-- Task instructions --
Exclude the pictures and return every line exactly as written.

-- Given material --
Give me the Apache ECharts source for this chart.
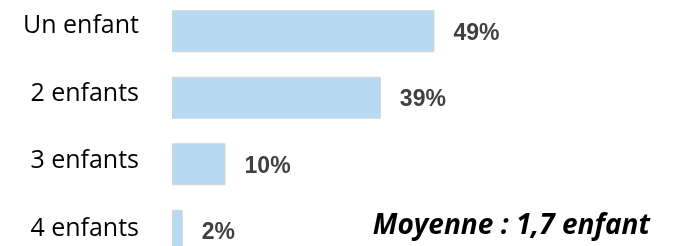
<!DOCTYPE html>
<html>
<head>
<meta charset="utf-8">
<script src="https://cdn.jsdelivr.net/npm/echarts@6/dist/echarts.min.js"></script>
<style>
  html, body { margin: 0; padding: 0; background: #ffffff; }
  #chart { width: 675px; height: 246px; }
</style>
</head>
<body>
<div id="chart"></div>
<script>
// Répartition du nombre d'enfants
const categories = ["Un enfant", "2 enfants", "3 enfants", "4 enfants"];
const shares = [49, 39, 10, 2];
const averageNote = "Moyenne : 1,7 enfant";

// the category names sit a little above the middle of their bar
const labelLift = [5, 4, 3, 2];

const nameStyles = {};
labelLift.forEach((lift, i) => {
    nameStyles["n" + i] = {
        color: "#000000",
        fontFamily: "Open Sans",
        fontSize: 25,
        padding: [0, 0, lift * 2, 0]
    };
});

const chart = echarts.init(document.getElementById("chart"), null, { renderer: "canvas" });

chart.setOption({
    animation: false,
    // the last bar runs off the bottom of the picture, so the grid does too
    grid: { left: 172, width: 482, top: -2, height: 266, outerBoundsMode: "none" },
    xAxis: {
        type: "value",
        min: 0,
        max: 90,
        show: false
    },
    yAxis: {
        type: "category",
        inverse: true,
        data: categories,
        axisLine: { show: false },
        axisTick: { show: false },
        splitLine: { show: false },
        axisLabel: {
            margin: 33,
            formatter: (value, i) => "{n" + i + "|" + value + "}",
            rich: nameStyles
        }
    },
    series: [{
        type: "bar",
        data: shares,
        barWidth: 42,
        itemStyle: {
            color: "#b8d9f2",
            borderColor: "#d2d2d2",
            borderWidth: 1
        },
        label: {
            show: true,
            position: "right",
            distance: 19,
            offset: [0, 2],
            formatter: "{c}%",
            color: "#404040",
            fontFamily: "Liberation Sans",
            fontWeight: "bold",
            fontSize: 23
        }
    }],
    graphic: [{
        type: "text",
        right: 25,
        top: 212,
        style: {
            text: averageNote,
            fontFamily: "Open Sans",
            fontStyle: "italic",
            fontWeight: "bold",
            fontSize: 28,
            fill: "#000000"
        }
    }]
});
</script>
</body>
</html>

-- Answer for this exercise --
Give me the Apache ECharts source for this chart.
<!DOCTYPE html>
<html>
<head>
<meta charset="utf-8">
<script src="https://cdn.jsdelivr.net/npm/echarts@6/dist/echarts.min.js"></script>
<style>
  html, body { margin: 0; padding: 0; background: #ffffff; }
  #chart { width: 675px; height: 246px; }
</style>
</head>
<body>
<div id="chart"></div>
<script>
// Répartition du nombre d'enfants
const categories = ["Un enfant", "2 enfants", "3 enfants", "4 enfants"];
const shares = [49, 39, 10, 2];
const averageNote = "Moyenne : 1,7 enfant";

// the category names sit a little above the middle of their bar
const labelLift = [5, 4, 3, 2];

const nameStyles = {};
labelLift.forEach((lift, i) => {
    nameStyles["n" + i] = {
        color: "#000000",
        fontFamily: "Open Sans",
        fontSize: 25,
        padding: [0, 0, lift * 2, 0]
    };
});

const chart = echarts.init(document.getElementById("chart"), null, { renderer: "canvas" });

chart.setOption({
    animation: false,
    // the last bar runs off the bottom of the picture, so the grid does too
    grid: { left: 172, width: 482, top: -2, height: 266, outerBoundsMode: "none" },
    xAxis: {
        type: "value",
        min: 0,
        max: 90,
        show: false
    },
    yAxis: {
        type: "category",
        inverse: true,
        data: categories,
        axisLine: { show: false },
        axisTick: { show: false },
        splitLine: { show: false },
        axisLabel: {
            margin: 33,
            formatter: (value, i) => "{n" + i + "|" + value + "}",
            rich: nameStyles
        }
    },
    series: [{
        type: "bar",
        data: shares,
        barWidth: 42,
        itemStyle: {
            color: "#b8d9f2",
            borderColor: "#d2d2d2",
            borderWidth: 1
        },
        label: {
            show: true,
            position: "right",
            distance: 19,
            offset: [0, 2],
            formatter: "{c}%",
            color: "#404040",
            fontFamily: "Liberation Sans",
            fontWeight: "bold",
            fontSize: 23
        }
    }],
    graphic: [{
        type: "text",
        right: 25,
        top: 212,
        style: {
            text: averageNote,
            fontFamily: "Open Sans",
            fontStyle: "italic",
            fontWeight: "bold",
            fontSize: 28,
            fill: "#000000"
        }
    }]
});
</script>
</body>
</html>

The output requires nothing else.